This article is reprinted here with the kind permission of Kevin Knight, who has undertaken a project to transcribe an online version of the 1907 Catholic Encyclopedia.
While this article is taken from a volume written well before the liturgical reforms of the Second Vatican Council, it is still relevant from an historical perspective, allowing us to study the history of Ash Wednesday.
The older pre-Lenten season of Septuagesima has been suppressed; ashes are now distributed during Mass.
The Wednesday after Quinquagesima Sunday; the first day of the Lenten fast.
The name dies cinerum (day of ashes) which it bears in the Roman Missal is found in the earliest existing copies of the Gregorian Sacramentary and probably dates from at least the eighth century.
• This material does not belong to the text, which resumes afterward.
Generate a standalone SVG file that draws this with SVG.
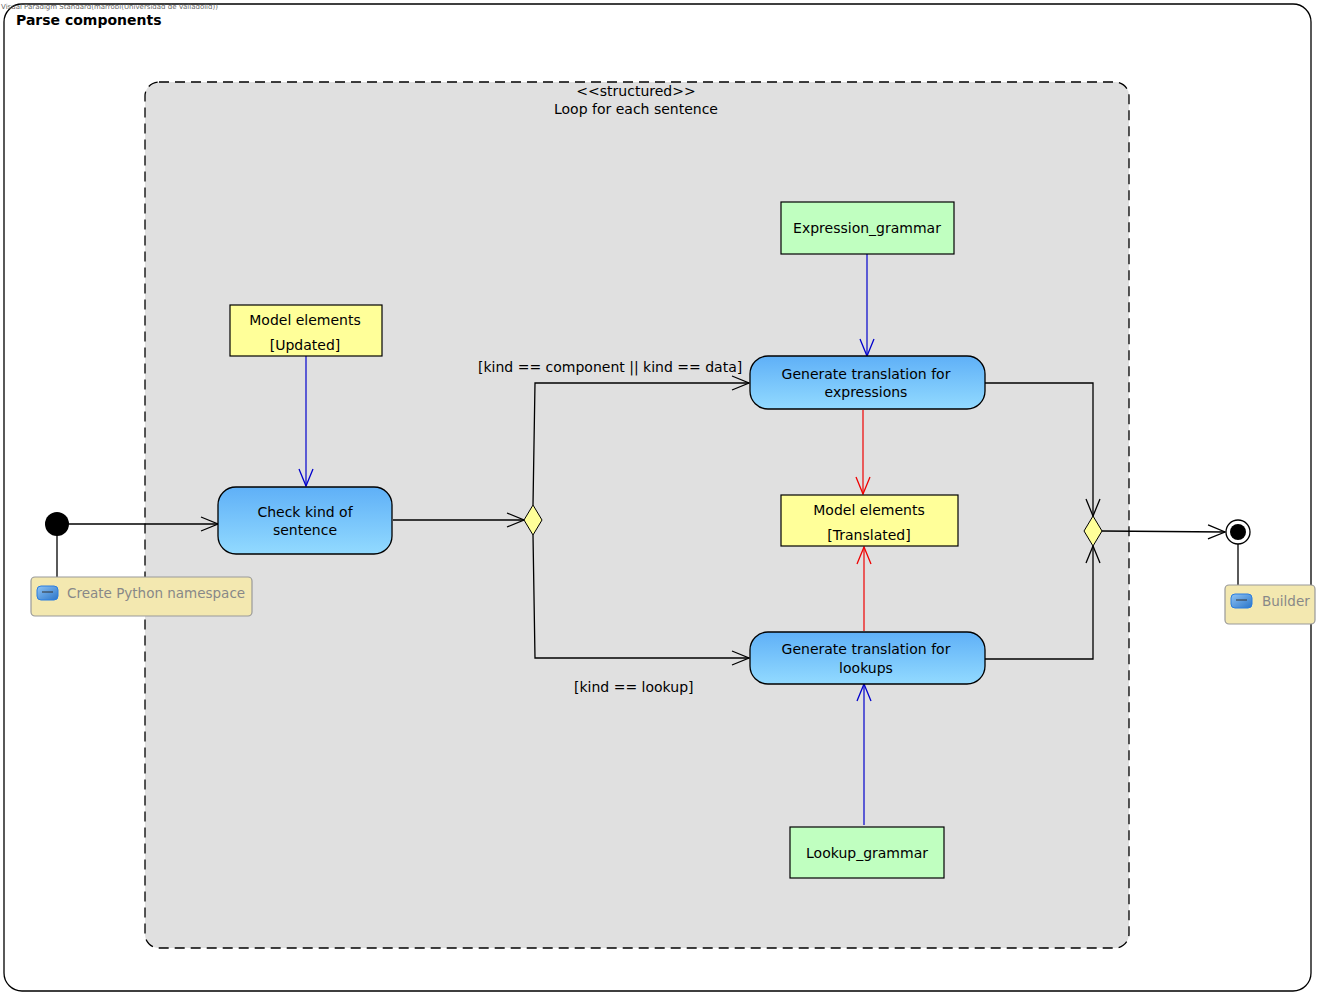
<svg xmlns="http://www.w3.org/2000/svg" width="1320" height="996" viewBox="0 0 1320 996">
<defs>
<linearGradient id="g" x1="0" y1="0" x2="0" y2="1"><stop offset="0" stop-color="#5fb0f7"/><stop offset="1" stop-color="#92daff"/></linearGradient>
<linearGradient id="ic" x1="0" y1="0" x2="1" y2="1"><stop offset="0" stop-color="#8fc4f5"/><stop offset="1" stop-color="#2a75c8"/></linearGradient>
<marker id="oa" markerWidth="20" markerHeight="20" refX="18" refY="8" orient="auto" markerUnits="userSpaceOnUse"><path d="M1,1 L18,8 L1,15" fill="none" stroke="context-stroke" stroke-width="1.3"/></marker>
</defs>
<style>
text{font-family:"DejaVu Sans","Liberation Sans",sans-serif;font-size:14px;fill:#000}
.t{text-anchor:middle}
.act{fill:url(#g);stroke:#000;stroke-width:1.3}
.obj{fill:#ffff99;stroke:#000;stroke-width:1.2}
.grn{fill:#c0ffc0;stroke:#000;stroke-width:1.2}
.note{fill:#f3e8b0;stroke:#999;stroke-width:1.2}
.nt{fill:#888;font-size:13.5px}
.c{fill:none;stroke:#000;stroke-width:1.3}
.b{fill:none;stroke:#0000cc;stroke-width:1.2}
.r{fill:none;stroke:#e00;stroke-width:1.2}
</style>
<g id="frame"><rect x="4" y="4" width="1307" height="987" rx="18" fill="#fff" stroke="#000" stroke-width="1.3"/>
<text x="16" y="25" style="font-weight:bold;font-size:14px">Parse components</text></g>
<text x="1" y="9" style="font-size:7px;fill:#666">Visual Paradigm Standard(marrobl(Universidad de Valladolid))</text>
<g id="loop"><rect x="145" y="82" width="984" height="866" rx="14" fill="#e0e0e0" stroke="#000" stroke-width="1.3" stroke-dasharray="10,6"/>
<text x="636" y="96" class="t">&lt;&lt;structured&gt;&gt;</text>
<text x="636" y="114" class="t">Loop for each sentence</text></g>
<g id="connectors">
<path class="c" d="M57,524 L218,524" marker-end="url(#oa)"/>
<path class="c" d="M57,524 L57,577"/>
<path class="c" d="M393,520 L524,520" marker-end="url(#oa)"/>
<path class="c" d="M533,505 L535,383 L749,383" marker-end="url(#oa)"/>
<path class="c" d="M533,535 L535,658 L749,658" marker-end="url(#oa)"/>
<path class="c" d="M985,383 L1093,383 L1093,516" marker-end="url(#oa)"/>
<path class="c" d="M985,659 L1093,659 L1093,546" marker-end="url(#oa)"/>
<path class="c" d="M1102,531 L1225,532" marker-end="url(#oa)"/>
<path class="c" d="M1238,544 L1238,585"/>
<path class="b" d="M306,356 L306,486" marker-end="url(#oa)"/>
<path class="b" d="M867,254 L867,356" marker-end="url(#oa)"/>
<path class="b" d="M864,825 L864,684" marker-end="url(#oa)"/>
<path class="r" d="M863,410 L863,494" marker-end="url(#oa)"/>
<path class="r" d="M864,631 L864,547" marker-end="url(#oa)"/>
<text x="478" y="372">[kind == component || kind == data]</text>
<text x="574" y="692">[kind == lookup]</text>
</g>
<g id="initial"><circle cx="57" cy="524" r="12" fill="#000"/></g>
<g id="note1"><rect class="note" x="31" y="577" width="221" height="39" rx="4"/><rect x="37" y="586" width="21" height="14" rx="4" fill="url(#ic)" stroke="#2a7de0"/><line x1="42" y1="592" x2="53" y2="592" stroke="#333"/><text class="nt" x="67" y="598">Create Python namespace</text></g>
<g id="check"><rect class="act" x="218" y="487" width="174" height="67" rx="18"/><text class="t" x="305" y="517">Check kind of</text><text class="t" x="305" y="535">sentence</text></g>
<g id="me1"><rect class="obj" x="230" y="305" width="152" height="51"/><text class="t" x="305" y="325">Model elements</text><text class="t" x="305" y="350">[Updated]</text></g>
<g id="dec"><path d="M533,505 L542,520 L533,535 L524,520 Z" fill="#ffff99" stroke="#000"/></g>
<g id="expg"><rect class="grn" x="781" y="202" width="173" height="52"/><text class="t" x="867" y="233">Expression_grammar</text></g>
<g id="genexp"><rect class="act" x="750" y="356" width="235" height="53" rx="18"/><text class="t" x="866" y="379">Generate translation for</text><text class="t" x="866" y="397">expressions</text></g>
<g id="me2"><rect class="obj" x="781" y="495" width="177" height="51"/><text class="t" x="869" y="515">Model elements</text><text class="t" x="869" y="540">[Translated]</text></g>
<g id="genlook"><rect class="act" x="750" y="632" width="235" height="52" rx="18"/><text class="t" x="866" y="654">Generate translation for</text><text class="t" x="866" y="673">lookups</text></g>
<g id="lookg"><rect class="grn" x="790" y="827" width="154" height="51"/><text class="t" x="867" y="858">Lookup_grammar</text></g>
<g id="merge"><path d="M1093,516 L1102,531 L1093,546 L1084,531 Z" fill="#ffff99" stroke="#000"/></g>
<g id="final"><circle cx="1238" cy="532" r="12" fill="#fff" stroke="#000" stroke-width="1.3"/><circle cx="1238" cy="532" r="8" fill="#000"/></g>
<g id="note2"><rect class="note" x="1225" y="585" width="90" height="39" rx="4"/><rect x="1231" y="594" width="21" height="14" rx="4" fill="url(#ic)" stroke="#2a7de0"/><line x1="1236" y1="600" x2="1247" y2="600" stroke="#333"/><text class="nt" x="1262" y="606">Builder</text></g>
</svg>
On this day all the faithful according to ancient custom are exhorted to approach the altar before the beginning of
Mass, and there the priest, dipping his thumb into ashes previously blessed, marks the forehead -- or in case of
clerics upon the place of the tonsure -- of each the sign of the cross, saying the words: "Remember, man, that thou art dust and unto dust thou shalt return."
The ashes used in this ceremony are made by burning the remains of the palms blessed on the Palm Sunday of the previous year.
In the blessing of the ashes four prayers are used, all of them ancient.
The ashes are sprinkled with holy water and honored with incense.
The celebrant himself, be he bishop or cardinal, receives, either standing or seated, the ashes from some other
priest, usually the highest in dignity of those present.
In earlier ages a penitential procession often followed the rite of the distribution of the ashes, but this is not now prescribed.
There can be no doubt that the custom of distributing the ashes to all the faithful arose from a devotional imitation of the practice observed in the case of public penitents.
But this devotional usage, the reception of a sacramental which is full of the symbolism of penance (cf. the "cor contritum quasi cinis" of the Dies irae) is of earlier date than was formerly supposed.
It is mentioned as of general observance for both clerics and faithful in the Synod of Beneventum, 1091 (Mansi,
XX 739), but nearly a hundred years earlier than this the Anglo-Saxon homilist Ælfric assumes that it applies to all classes of men.
"We read," he says,
in the books both in the Old Law and in the New that the men who repented of their sins bestrewed themselves with ashes and clothed their bodies with sackcloth.
Now let us do this little at the beginning of our Lent that we strew ashes upon our heads to signify that we ought to
repent of our sins during the Lenten fast.
And then he enforces this recommendation by the terrible example of a man who refused to go to church for the ashes on Ash Wednesday and who a few days after was accidentally killed in a boar hunt (Ælfric, Lives of Saints, ed. Skeat, I 262-266).
It is possible that the notion of penance which was suggested by the rite of Ash Wednesday was reinforced by the figurative exclusion from the sacred mysteries symbolized by the hanging of the Lenten veil before the sanctuary.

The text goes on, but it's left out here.